59. It is not alone in the greater operations of the engineer or the manufacturer, that those vast powers which man has called into action, in availing himself of the agency of steam, are fully developed. Wherever the individual operation demanding little force for its own performance is to be multiplied in almost endless repetition, commensurate power is required. It is the same ‘giant arm’ which twists ‘the largest cable’, that spins from the cotton plant an ‘almost gossamer thread’. Obedient to the hand which called into action its resistless powers, it contends with the ocean and the storm, and rides triumphant through dangers and difficulties unattempted by the older modes of navigation. It is the same engine that, in its more regulated action, weaves the canvas it may one day supersede, or, with almost fairy fingers, entwines the meshes of the most delicate fabric that adorns the female form.(1*)
60. The Fifth Report of the Select Committee of the House of Commons on the Holyhead Roads furnishes ample proof of the great superiority of steam vessels. The following extracts are taken from the evidence of Captain Rogers, the commander of one of the packets:
Question. Are you not perfectly satisfied, from the experience you have had, that the steam vessel you command is capable of performing what no sailing vessel can do? Answer. Yes.

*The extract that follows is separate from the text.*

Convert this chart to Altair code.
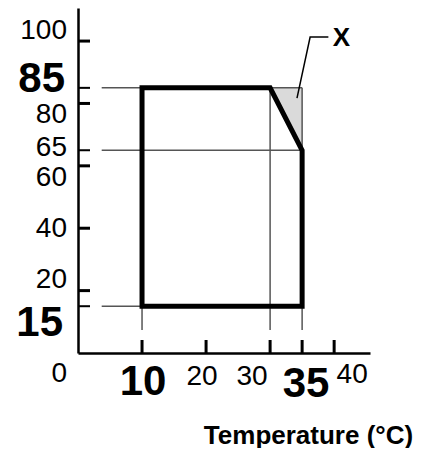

Question. During your passage from Gravesend to the Downs, could any square-rigged vessel, from a first-rate down to a sloop of war, have performed the voyage you did in the time you did it in the steamboat? Answer. No: it was impossible. In the Downs we passed several Indiamen, and 150 sail there that could not move down the channel: and at the back of Dungeness we passed 120 more.
Question. At the time you performed that voyage, with the weather you have described, from the Downs to Milford, if that weather had continued twelve months, would any square-rigged vessel have performed it? Answer. They would have been a long time about it: probably, would have been weeks instead of days. A sailing vessel would not have beat up to Milford, as we did, in twelve months.

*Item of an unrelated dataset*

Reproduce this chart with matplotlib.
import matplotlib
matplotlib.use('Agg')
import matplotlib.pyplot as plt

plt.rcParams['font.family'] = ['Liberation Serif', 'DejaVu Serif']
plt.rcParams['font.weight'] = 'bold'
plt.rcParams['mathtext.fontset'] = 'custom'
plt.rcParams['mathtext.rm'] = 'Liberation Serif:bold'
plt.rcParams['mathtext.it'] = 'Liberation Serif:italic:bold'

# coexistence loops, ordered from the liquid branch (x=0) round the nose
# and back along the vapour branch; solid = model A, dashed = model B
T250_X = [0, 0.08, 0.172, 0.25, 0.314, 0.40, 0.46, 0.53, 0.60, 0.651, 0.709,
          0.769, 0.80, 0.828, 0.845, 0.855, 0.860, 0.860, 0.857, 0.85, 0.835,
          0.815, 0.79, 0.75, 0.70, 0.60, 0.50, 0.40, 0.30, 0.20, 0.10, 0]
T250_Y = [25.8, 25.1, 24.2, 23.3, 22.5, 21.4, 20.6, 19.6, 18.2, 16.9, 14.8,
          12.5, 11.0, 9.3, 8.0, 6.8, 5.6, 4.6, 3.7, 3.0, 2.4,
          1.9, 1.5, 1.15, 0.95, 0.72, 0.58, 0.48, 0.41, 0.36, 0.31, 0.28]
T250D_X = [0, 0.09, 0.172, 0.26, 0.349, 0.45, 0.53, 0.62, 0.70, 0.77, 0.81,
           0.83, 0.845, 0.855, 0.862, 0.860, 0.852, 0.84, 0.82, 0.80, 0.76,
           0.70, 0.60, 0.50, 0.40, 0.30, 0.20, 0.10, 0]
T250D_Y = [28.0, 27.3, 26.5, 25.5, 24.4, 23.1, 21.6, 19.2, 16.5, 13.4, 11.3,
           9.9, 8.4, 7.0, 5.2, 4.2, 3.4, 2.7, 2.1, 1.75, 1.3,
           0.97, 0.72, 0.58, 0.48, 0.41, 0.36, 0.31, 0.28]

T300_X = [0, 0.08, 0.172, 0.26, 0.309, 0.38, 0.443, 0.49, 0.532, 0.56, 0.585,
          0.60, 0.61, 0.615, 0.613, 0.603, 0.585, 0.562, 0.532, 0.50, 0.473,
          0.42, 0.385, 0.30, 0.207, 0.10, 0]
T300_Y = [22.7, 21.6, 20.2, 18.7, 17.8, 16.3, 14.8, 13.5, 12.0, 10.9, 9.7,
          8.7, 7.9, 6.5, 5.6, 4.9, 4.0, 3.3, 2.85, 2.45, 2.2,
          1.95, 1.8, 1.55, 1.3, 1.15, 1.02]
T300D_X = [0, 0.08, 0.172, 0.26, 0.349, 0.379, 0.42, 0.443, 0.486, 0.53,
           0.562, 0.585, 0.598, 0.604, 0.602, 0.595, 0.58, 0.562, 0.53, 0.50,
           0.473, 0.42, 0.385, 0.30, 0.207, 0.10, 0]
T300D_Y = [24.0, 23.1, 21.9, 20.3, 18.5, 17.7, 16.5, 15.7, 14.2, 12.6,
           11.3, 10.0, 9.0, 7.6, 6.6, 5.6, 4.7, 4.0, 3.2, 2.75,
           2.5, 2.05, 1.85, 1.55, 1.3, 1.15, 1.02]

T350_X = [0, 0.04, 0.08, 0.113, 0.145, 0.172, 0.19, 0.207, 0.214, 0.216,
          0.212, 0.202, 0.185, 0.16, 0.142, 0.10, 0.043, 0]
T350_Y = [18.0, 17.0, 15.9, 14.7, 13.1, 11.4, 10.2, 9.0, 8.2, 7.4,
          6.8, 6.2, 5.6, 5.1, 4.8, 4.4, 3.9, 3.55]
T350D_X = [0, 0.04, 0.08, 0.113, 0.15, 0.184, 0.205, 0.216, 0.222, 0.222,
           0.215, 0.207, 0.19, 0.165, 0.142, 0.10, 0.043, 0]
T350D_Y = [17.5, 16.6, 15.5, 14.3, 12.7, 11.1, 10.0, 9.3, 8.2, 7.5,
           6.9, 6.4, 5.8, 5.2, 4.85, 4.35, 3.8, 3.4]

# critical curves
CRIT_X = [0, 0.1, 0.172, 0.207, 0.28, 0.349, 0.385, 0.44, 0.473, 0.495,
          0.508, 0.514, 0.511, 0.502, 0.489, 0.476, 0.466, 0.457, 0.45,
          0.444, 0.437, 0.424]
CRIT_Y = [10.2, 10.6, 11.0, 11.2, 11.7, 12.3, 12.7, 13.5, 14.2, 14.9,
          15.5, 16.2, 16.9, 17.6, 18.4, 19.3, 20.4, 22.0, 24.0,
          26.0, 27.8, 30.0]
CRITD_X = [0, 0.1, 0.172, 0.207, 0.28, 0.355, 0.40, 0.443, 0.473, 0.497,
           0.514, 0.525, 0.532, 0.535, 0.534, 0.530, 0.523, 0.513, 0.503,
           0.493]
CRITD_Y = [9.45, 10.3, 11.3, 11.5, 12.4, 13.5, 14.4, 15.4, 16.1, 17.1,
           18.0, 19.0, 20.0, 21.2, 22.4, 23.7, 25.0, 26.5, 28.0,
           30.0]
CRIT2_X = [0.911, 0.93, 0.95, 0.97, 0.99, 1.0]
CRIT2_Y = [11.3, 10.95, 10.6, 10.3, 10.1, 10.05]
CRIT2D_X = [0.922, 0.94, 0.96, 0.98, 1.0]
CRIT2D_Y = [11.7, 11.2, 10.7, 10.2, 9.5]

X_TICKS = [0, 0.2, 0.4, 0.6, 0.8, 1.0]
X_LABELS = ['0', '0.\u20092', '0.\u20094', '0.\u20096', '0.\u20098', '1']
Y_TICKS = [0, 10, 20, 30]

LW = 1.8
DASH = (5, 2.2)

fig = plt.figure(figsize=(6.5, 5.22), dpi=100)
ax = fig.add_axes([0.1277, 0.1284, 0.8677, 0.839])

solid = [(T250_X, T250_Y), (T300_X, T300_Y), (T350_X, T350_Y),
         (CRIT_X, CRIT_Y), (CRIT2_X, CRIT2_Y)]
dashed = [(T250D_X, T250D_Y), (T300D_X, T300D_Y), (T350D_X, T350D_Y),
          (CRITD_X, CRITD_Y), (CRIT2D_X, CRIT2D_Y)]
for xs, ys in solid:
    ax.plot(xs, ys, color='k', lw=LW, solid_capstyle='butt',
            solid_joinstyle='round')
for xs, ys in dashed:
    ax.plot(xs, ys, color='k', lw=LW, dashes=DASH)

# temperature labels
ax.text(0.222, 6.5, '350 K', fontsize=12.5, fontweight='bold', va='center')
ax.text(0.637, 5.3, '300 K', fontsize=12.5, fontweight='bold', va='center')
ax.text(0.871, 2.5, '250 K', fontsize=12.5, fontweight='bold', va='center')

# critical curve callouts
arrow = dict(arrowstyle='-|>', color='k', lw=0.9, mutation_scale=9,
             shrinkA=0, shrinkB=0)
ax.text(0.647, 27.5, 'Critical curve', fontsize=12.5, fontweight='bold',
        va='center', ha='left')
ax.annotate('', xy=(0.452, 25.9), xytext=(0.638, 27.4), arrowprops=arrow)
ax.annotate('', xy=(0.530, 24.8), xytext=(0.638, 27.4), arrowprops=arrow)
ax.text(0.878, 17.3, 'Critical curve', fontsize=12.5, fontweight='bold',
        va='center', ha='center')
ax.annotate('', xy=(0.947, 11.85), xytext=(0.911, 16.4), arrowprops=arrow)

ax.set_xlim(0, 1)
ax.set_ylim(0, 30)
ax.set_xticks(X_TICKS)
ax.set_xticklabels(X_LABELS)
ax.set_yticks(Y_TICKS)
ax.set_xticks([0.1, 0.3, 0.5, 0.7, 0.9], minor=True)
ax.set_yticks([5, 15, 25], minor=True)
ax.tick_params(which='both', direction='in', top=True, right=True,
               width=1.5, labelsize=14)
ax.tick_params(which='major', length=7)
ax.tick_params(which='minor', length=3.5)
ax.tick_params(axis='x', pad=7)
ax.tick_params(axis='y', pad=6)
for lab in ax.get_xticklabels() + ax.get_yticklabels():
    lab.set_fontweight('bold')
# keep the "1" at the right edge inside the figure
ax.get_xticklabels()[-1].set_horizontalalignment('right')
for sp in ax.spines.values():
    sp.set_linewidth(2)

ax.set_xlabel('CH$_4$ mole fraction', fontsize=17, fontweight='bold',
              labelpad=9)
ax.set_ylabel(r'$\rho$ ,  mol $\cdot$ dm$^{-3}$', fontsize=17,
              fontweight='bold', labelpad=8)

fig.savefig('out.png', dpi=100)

61. The process of printing on the silver paper, which is necessary for bank-notes, is attended with some inconvenience, from the necessity of damping the paper previously to taking the impression. It was difficult to do this uniformly and in the old process of dipping a parcel of several sheets together into a vessel of water, the outside sheets becoming much more wet than the others, were very apt to be torn. A method has been adopted at the Bank of Ireland which obviates this inconvenience. The whole quantity of paper to be damped is placed in a close vessel from which the air is exhausted; water is then admitted, and every leaf is completely wetted; the paper is then removed to a press, and all the superfluous moisture is squeezed out.